> **Data entries**
(begin)

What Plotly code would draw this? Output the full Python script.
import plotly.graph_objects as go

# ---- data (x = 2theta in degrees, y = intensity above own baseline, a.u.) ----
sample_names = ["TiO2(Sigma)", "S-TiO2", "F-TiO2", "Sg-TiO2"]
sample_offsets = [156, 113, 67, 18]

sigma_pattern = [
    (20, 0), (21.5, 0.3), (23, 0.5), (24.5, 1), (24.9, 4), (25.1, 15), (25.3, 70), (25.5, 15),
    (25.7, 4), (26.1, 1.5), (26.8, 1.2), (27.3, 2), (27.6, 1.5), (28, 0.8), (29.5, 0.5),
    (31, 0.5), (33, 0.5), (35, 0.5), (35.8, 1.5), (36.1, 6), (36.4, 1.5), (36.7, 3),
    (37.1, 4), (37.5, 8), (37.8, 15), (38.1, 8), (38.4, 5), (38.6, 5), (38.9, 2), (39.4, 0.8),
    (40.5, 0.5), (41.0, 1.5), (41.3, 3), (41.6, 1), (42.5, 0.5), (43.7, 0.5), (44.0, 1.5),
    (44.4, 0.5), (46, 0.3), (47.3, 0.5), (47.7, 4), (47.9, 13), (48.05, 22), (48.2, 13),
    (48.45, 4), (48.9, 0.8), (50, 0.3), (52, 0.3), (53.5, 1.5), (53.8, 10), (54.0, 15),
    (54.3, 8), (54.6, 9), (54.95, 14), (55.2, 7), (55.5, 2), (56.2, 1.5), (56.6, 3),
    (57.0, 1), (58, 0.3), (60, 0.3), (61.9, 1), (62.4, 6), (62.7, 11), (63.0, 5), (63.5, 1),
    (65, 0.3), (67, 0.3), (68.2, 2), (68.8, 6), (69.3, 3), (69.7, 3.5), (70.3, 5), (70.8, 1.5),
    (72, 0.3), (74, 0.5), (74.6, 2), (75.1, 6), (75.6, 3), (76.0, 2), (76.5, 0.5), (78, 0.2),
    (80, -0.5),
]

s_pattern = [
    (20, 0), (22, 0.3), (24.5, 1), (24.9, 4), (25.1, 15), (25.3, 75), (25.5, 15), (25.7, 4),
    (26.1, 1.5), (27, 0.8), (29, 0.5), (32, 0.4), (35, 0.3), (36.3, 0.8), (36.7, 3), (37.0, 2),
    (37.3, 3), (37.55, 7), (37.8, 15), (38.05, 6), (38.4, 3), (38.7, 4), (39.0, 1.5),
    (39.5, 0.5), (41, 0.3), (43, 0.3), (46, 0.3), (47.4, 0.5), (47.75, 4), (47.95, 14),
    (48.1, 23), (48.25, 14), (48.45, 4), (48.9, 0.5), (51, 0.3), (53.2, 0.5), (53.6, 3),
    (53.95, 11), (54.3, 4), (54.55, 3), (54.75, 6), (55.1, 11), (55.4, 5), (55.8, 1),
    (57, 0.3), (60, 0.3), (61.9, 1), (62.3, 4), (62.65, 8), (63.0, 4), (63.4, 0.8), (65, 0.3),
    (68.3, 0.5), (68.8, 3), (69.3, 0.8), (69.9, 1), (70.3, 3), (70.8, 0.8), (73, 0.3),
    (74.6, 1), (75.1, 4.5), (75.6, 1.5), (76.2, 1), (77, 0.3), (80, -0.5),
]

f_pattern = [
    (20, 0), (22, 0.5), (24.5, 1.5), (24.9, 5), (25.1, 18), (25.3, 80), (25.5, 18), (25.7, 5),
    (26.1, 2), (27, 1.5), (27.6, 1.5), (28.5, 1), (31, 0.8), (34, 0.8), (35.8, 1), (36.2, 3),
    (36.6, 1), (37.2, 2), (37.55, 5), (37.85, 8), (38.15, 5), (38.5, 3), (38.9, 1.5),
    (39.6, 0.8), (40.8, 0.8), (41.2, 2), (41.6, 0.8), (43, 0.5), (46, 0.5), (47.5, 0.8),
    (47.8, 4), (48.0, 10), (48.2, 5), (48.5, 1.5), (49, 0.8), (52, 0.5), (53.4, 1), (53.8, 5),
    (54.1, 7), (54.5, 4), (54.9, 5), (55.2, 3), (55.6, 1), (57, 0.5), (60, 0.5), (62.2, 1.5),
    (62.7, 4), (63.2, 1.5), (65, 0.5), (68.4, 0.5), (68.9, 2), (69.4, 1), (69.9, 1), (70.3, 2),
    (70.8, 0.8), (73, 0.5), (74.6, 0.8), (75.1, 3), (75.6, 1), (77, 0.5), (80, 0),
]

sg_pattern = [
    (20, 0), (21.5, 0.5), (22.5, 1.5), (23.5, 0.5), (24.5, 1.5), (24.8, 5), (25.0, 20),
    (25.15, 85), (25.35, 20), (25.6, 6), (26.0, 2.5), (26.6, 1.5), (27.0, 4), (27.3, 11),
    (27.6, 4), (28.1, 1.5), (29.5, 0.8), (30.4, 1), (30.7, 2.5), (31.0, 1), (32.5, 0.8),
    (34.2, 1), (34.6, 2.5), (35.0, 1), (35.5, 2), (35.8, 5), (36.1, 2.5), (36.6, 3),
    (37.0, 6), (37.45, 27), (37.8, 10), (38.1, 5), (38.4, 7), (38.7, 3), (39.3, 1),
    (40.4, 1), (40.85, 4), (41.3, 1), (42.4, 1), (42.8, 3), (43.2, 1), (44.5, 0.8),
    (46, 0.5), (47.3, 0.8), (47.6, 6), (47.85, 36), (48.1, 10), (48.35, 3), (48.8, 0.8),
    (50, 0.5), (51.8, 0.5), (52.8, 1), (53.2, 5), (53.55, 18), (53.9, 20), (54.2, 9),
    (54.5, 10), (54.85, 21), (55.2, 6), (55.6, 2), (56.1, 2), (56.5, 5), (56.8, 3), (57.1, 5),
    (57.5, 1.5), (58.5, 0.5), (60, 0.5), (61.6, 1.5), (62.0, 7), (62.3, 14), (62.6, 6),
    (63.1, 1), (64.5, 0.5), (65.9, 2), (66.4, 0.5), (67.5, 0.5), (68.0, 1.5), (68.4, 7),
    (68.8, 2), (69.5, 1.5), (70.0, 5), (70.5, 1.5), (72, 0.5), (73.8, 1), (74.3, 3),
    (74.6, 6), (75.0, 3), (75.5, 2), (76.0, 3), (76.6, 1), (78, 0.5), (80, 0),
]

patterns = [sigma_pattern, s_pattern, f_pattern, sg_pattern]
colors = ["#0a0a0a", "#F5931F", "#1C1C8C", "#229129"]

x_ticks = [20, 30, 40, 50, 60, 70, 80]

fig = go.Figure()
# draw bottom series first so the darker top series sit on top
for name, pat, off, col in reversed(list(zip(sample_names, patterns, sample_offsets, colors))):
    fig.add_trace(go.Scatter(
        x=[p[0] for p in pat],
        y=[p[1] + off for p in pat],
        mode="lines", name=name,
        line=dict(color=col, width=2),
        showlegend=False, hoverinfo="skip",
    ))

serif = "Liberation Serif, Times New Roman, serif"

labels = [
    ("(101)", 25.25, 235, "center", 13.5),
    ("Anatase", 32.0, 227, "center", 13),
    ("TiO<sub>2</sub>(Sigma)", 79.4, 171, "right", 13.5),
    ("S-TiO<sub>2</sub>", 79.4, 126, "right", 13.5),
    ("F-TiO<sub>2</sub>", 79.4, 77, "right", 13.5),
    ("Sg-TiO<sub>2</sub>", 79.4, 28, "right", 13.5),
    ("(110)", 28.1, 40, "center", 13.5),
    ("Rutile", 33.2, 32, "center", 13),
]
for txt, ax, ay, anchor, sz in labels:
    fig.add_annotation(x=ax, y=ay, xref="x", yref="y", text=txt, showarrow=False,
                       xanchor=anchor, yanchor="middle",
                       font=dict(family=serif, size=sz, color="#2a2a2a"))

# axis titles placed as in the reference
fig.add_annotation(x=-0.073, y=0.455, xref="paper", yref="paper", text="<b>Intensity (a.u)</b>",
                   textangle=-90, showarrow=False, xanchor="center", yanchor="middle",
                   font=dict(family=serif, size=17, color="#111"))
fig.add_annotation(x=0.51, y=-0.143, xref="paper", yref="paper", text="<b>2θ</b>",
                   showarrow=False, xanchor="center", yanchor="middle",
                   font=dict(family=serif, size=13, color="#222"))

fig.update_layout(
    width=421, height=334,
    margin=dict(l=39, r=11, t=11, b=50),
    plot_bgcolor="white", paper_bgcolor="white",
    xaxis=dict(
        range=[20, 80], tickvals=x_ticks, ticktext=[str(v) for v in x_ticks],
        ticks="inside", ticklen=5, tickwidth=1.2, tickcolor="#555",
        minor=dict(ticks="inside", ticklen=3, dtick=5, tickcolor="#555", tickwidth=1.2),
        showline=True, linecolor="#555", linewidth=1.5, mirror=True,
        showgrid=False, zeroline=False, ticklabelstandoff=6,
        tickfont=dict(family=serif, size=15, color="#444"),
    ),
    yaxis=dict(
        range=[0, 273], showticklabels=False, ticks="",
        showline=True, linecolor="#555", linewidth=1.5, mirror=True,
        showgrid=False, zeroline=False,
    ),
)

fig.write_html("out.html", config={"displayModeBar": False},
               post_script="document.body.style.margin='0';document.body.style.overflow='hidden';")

(end)
(begin)

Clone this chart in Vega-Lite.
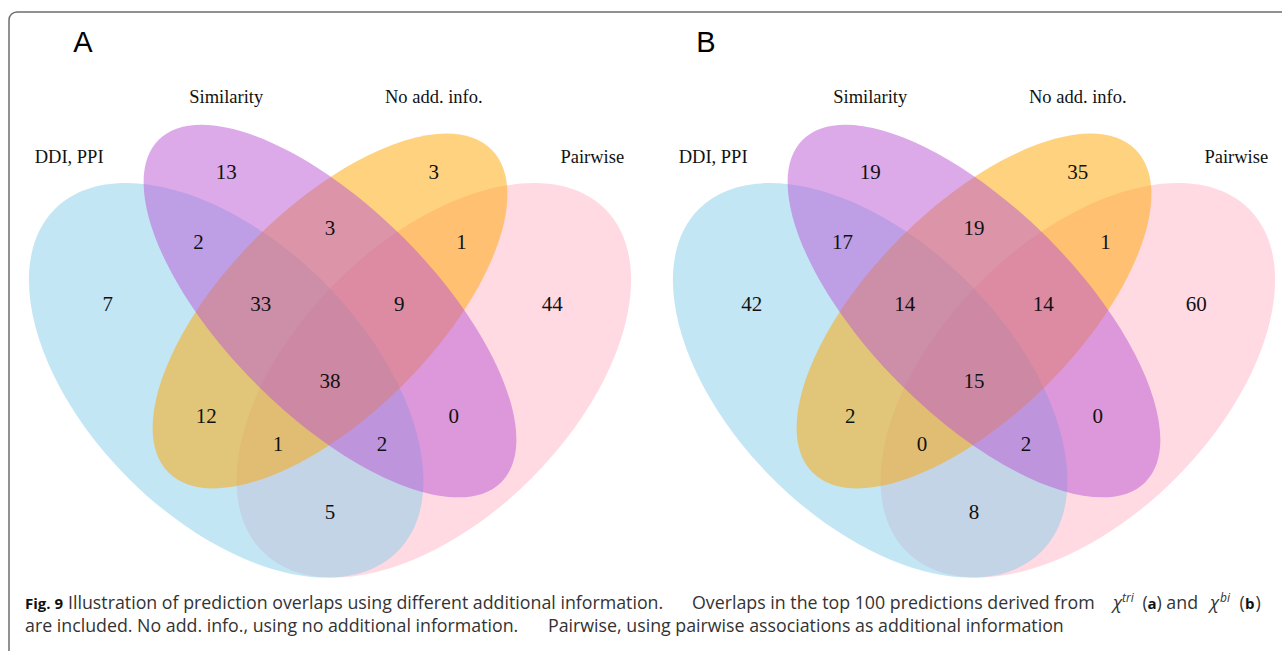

(end)

What is the number of lines holding the word "this"? State it alone.

> **Output**
2